Professional ratings
Review scores
| Source | Rating |
| AllMusic | Star Half star |
| Encyclopedia of Popular Music | Star |

== Track listing ==

Side one
| No. | Title | Writer(s) | Length |
|---|---|---|---|
| 1. | "One for the Road" | Rob Halford, K. K. Downing | 4:34 |
| 2. | "Rocka Rolla" | Halford, Downing, Glenn Tipton | 3:05 |
| 3. | "Winter" | Al Atkins, Downing, Ian Hill | 3:02 |
| 4. | "Deep Freeze" | Downing | 1:58 |
| 5. | "Winter Retreat" | Halford, Downing | 1:30 |
| 6. | "Cheater" | Halford, Downing | 2:59 |

Side two
| No. | Title | Writer(s) | Length |
|---|---|---|---|
| 7. | "Never Satisfied" | Atkins, Downing | 4:50 |
| 8. | "Run of the Mill" | Halford, Downing, Tipton | 8:34 |
| 9. | "Dying to Meet You/Hero, Hero" | Halford, Downing | 6:23 |
| 10. | "Caviar and Meths" (Instrumental) | Atkins, Downing, Hill | 2:02 |

1987 remaster bonus track
| No. | Title | Writer(s) | Length |
|---|---|---|---|
| 11. | "Diamonds and Rust" (Joan Baez cover, 1975 recording) | Joan Baez | 3:12 |

=== Track notes ===
The very rare first printing of the UK LP has the words "Thanks for the words Al!" printed last in the credits in the blue circle on the back cover. This, presumably a reference to original singer Al Atkins, has been removed on other versions of the Gull vinyl.

On some versions of the CD release, "Rocka Rolla" is timed at 4:00 and "Winter" at 0:45, becoming a medley but remaining on separate tracks. Some releases, e.g. Hero, Hero also combine "Winter", "Deep Freeze" and "Winter Retreat" into one track. The iTunes version combines those three plus "Cheater" into one track.

The version of "Diamonds & Rust" that appears on the re-release is actually from the Sad Wings of Destiny sessions and not the version that appears on Sin After Sin.

Rocka Rolla features Judas Priest's longest track, "Run of the Mill" (8:34), prior to "Cathedral Spires" (9:17) from Jugulator in 1997. It is also the longest track co-written by Halford, Downing and Tipton prior to "Lochness" (13:28) from Angel of Retribution in 2005.

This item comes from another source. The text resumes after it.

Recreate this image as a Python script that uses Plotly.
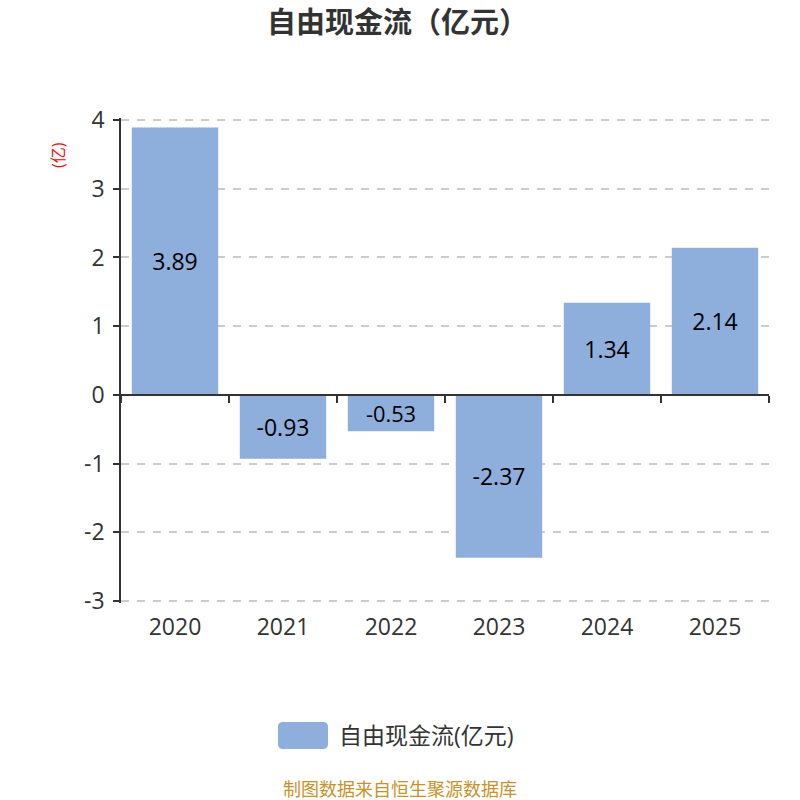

Rocka Rolla was covered by Swedish black metal band Vondur in the EP The Galactic Rock n' Roll Empire

==Personnel==
- Judas Priest
- Rob Halford – lead vocals, harmonica (credited as "Bob Halford" on some releases)
- Glenn Tipton – guitars, synthesisers, backing vocals
- K. K. Downing – guitars
- Ian Hill – bass guitar
- John Hinch – drums
- Alan Moore – drums (track 11 only)

- Production
- Produced by Rodger Bain
- Engineered by Vic Smith
- Cover concept by John Pasche; photo by Bryce Atwell
- Band photographs by Alan Johnson

==Release==
The album, along with Sad Wings of Destiny, owned by Gull at that time, was reissued as part of the band's limited edition 50 Heavy Metal Years of Music box-set, released on October 2021, through Sony Music Entertainment and Legacy Recordings.

In 2023, the band regained control of the recordings of Rocka Rolla and also their second album via the company Reach Music and are planning a 50th anniversary release of the album for 2024.

Hill confirmed in a 2024 interview with Detroit radio station WRIF that the album had been "re-engineered" by Priest collaborator Tom Allom in preparation for a release that was "a few weeks away."

The album, titled "Rocka Rolla - 50th Anniversary: Remixed And Remastered 1974 - 2024", was digitally re-released on 13 September 2024 and was expected to be physically reissued on 22 November 2024. This version also replaces the fadeouts from the original release with the natural endings of the tracks, but does not include the original four-minute version of "Rocka Rolla".